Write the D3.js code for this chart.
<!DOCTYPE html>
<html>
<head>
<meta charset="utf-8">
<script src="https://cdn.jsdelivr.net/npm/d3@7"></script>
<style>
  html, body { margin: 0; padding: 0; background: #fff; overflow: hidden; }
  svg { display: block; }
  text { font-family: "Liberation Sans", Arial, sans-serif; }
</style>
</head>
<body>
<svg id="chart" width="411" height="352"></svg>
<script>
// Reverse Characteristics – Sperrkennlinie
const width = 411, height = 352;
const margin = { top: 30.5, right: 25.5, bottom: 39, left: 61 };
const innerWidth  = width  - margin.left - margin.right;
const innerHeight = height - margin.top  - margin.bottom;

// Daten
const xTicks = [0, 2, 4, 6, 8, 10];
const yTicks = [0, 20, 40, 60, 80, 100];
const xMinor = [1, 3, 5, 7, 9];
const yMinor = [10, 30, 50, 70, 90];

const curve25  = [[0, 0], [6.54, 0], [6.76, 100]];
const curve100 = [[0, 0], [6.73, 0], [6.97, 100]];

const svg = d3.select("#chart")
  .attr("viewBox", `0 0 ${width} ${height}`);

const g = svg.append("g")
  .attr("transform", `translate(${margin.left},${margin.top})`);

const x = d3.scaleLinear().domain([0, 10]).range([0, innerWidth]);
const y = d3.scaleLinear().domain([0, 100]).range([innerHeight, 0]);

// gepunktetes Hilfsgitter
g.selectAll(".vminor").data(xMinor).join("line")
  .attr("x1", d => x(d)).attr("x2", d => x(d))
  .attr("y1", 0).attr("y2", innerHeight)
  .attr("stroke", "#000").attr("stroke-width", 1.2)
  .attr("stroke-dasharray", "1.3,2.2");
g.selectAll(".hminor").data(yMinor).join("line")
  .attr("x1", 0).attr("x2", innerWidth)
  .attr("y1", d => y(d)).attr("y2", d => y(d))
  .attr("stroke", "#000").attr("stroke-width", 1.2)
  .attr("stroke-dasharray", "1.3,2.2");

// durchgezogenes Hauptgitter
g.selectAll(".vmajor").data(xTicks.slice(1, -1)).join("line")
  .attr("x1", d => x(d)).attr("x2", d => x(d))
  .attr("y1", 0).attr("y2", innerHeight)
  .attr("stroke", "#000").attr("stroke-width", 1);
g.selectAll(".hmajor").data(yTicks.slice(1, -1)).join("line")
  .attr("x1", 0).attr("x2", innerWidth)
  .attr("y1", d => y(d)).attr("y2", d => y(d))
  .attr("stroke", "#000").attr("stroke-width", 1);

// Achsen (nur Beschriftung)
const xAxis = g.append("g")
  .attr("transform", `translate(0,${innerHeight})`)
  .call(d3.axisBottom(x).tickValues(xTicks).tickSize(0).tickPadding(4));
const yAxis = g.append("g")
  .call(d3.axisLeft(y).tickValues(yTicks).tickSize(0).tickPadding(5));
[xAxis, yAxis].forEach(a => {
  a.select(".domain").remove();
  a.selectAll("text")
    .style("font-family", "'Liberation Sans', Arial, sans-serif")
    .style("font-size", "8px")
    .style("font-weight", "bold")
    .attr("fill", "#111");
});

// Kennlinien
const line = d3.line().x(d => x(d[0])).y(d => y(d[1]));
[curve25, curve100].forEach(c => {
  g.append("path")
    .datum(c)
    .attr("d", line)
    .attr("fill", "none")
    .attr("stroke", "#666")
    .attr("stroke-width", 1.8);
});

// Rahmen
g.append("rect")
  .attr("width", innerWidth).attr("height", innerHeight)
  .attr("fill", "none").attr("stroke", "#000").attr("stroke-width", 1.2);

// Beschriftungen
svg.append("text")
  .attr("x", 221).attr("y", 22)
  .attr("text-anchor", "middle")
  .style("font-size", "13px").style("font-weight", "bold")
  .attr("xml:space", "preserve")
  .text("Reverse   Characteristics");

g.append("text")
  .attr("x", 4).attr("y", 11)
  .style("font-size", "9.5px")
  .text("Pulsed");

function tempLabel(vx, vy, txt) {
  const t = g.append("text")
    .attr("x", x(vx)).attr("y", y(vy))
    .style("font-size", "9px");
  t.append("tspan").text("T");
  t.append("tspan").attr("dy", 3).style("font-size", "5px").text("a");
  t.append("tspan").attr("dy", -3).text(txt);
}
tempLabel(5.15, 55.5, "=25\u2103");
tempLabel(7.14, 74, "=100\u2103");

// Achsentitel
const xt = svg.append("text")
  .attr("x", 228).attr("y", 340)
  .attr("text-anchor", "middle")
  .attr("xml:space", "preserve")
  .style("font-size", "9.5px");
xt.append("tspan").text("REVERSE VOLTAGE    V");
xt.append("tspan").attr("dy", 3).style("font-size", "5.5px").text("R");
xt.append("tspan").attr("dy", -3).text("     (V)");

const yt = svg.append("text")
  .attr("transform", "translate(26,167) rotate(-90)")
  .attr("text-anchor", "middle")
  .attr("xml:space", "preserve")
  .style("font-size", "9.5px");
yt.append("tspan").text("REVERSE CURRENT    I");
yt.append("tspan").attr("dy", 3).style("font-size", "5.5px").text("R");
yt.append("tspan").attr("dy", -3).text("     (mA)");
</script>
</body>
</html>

-------------------------

• _PROBLEM TO SOLVE_
Return each line of the data exactly as written above.

• _ANSWER FOR THIS EXERCISE_
Write the D3.js code for this chart.
<!DOCTYPE html>
<html>
<head>
<meta charset="utf-8">
<script src="https://cdn.jsdelivr.net/npm/d3@7"></script>
<style>
  html, body { margin: 0; padding: 0; background: #fff; overflow: hidden; }
  svg { display: block; }
  text { font-family: "Liberation Sans", Arial, sans-serif; }
</style>
</head>
<body>
<svg id="chart" width="411" height="352"></svg>
<script>
// Reverse Characteristics – Sperrkennlinie
const width = 411, height = 352;
const margin = { top: 30.5, right: 25.5, bottom: 39, left: 61 };
const innerWidth  = width  - margin.left - margin.right;
const innerHeight = height - margin.top  - margin.bottom;

// Daten
const xTicks = [0, 2, 4, 6, 8, 10];
const yTicks = [0, 20, 40, 60, 80, 100];
const xMinor = [1, 3, 5, 7, 9];
const yMinor = [10, 30, 50, 70, 90];

const curve25  = [[0, 0], [6.54, 0], [6.76, 100]];
const curve100 = [[0, 0], [6.73, 0], [6.97, 100]];

const svg = d3.select("#chart")
  .attr("viewBox", `0 0 ${width} ${height}`);

const g = svg.append("g")
  .attr("transform", `translate(${margin.left},${margin.top})`);

const x = d3.scaleLinear().domain([0, 10]).range([0, innerWidth]);
const y = d3.scaleLinear().domain([0, 100]).range([innerHeight, 0]);

// gepunktetes Hilfsgitter
g.selectAll(".vminor").data(xMinor).join("line")
  .attr("x1", d => x(d)).attr("x2", d => x(d))
  .attr("y1", 0).attr("y2", innerHeight)
  .attr("stroke", "#000").attr("stroke-width", 1.2)
  .attr("stroke-dasharray", "1.3,2.2");
g.selectAll(".hminor").data(yMinor).join("line")
  .attr("x1", 0).attr("x2", innerWidth)
  .attr("y1", d => y(d)).attr("y2", d => y(d))
  .attr("stroke", "#000").attr("stroke-width", 1.2)
  .attr("stroke-dasharray", "1.3,2.2");

// durchgezogenes Hauptgitter
g.selectAll(".vmajor").data(xTicks.slice(1, -1)).join("line")
  .attr("x1", d => x(d)).attr("x2", d => x(d))
  .attr("y1", 0).attr("y2", innerHeight)
  .attr("stroke", "#000").attr("stroke-width", 1);
g.selectAll(".hmajor").data(yTicks.slice(1, -1)).join("line")
  .attr("x1", 0).attr("x2", innerWidth)
  .attr("y1", d => y(d)).attr("y2", d => y(d))
  .attr("stroke", "#000").attr("stroke-width", 1);

// Achsen (nur Beschriftung)
const xAxis = g.append("g")
  .attr("transform", `translate(0,${innerHeight})`)
  .call(d3.axisBottom(x).tickValues(xTicks).tickSize(0).tickPadding(4));
const yAxis = g.append("g")
  .call(d3.axisLeft(y).tickValues(yTicks).tickSize(0).tickPadding(5));
[xAxis, yAxis].forEach(a => {
  a.select(".domain").remove();
  a.selectAll("text")
    .style("font-family", "'Liberation Sans', Arial, sans-serif")
    .style("font-size", "8px")
    .style("font-weight", "bold")
    .attr("fill", "#111");
});

// Kennlinien
const line = d3.line().x(d => x(d[0])).y(d => y(d[1]));
[curve25, curve100].forEach(c => {
  g.append("path")
    .datum(c)
    .attr("d", line)
    .attr("fill", "none")
    .attr("stroke", "#666")
    .attr("stroke-width", 1.8);
});

// Rahmen
g.append("rect")
  .attr("width", innerWidth).attr("height", innerHeight)
  .attr("fill", "none").attr("stroke", "#000").attr("stroke-width", 1.2);

// Beschriftungen
svg.append("text")
  .attr("x", 221).attr("y", 22)
  .attr("text-anchor", "middle")
  .style("font-size", "13px").style("font-weight", "bold")
  .attr("xml:space", "preserve")
  .text("Reverse   Characteristics");

g.append("text")
  .attr("x", 4).attr("y", 11)
  .style("font-size", "9.5px")
  .text("Pulsed");

function tempLabel(vx, vy, txt) {
  const t = g.append("text")
    .attr("x", x(vx)).attr("y", y(vy))
    .style("font-size", "9px");
  t.append("tspan").text("T");
  t.append("tspan").attr("dy", 3).style("font-size", "5px").text("a");
  t.append("tspan").attr("dy", -3).text(txt);
}
tempLabel(5.15, 55.5, "=25\u2103");
tempLabel(7.14, 74, "=100\u2103");

// Achsentitel
const xt = svg.append("text")
  .attr("x", 228).attr("y", 340)
  .attr("text-anchor", "middle")
  .attr("xml:space", "preserve")
  .style("font-size", "9.5px");
xt.append("tspan").text("REVERSE VOLTAGE    V");
xt.append("tspan").attr("dy", 3).style("font-size", "5.5px").text("R");
xt.append("tspan").attr("dy", -3).text("     (V)");

const yt = svg.append("text")
  .attr("transform", "translate(26,167) rotate(-90)")
  .attr("text-anchor", "middle")
  .attr("xml:space", "preserve")
  .style("font-size", "9.5px");
yt.append("tspan").text("REVERSE CURRENT    I");
yt.append("tspan").attr("dy", 3).style("font-size", "5.5px").text("R");
yt.append("tspan").attr("dy", -3).text("     (mA)");
</script>
</body>
</html>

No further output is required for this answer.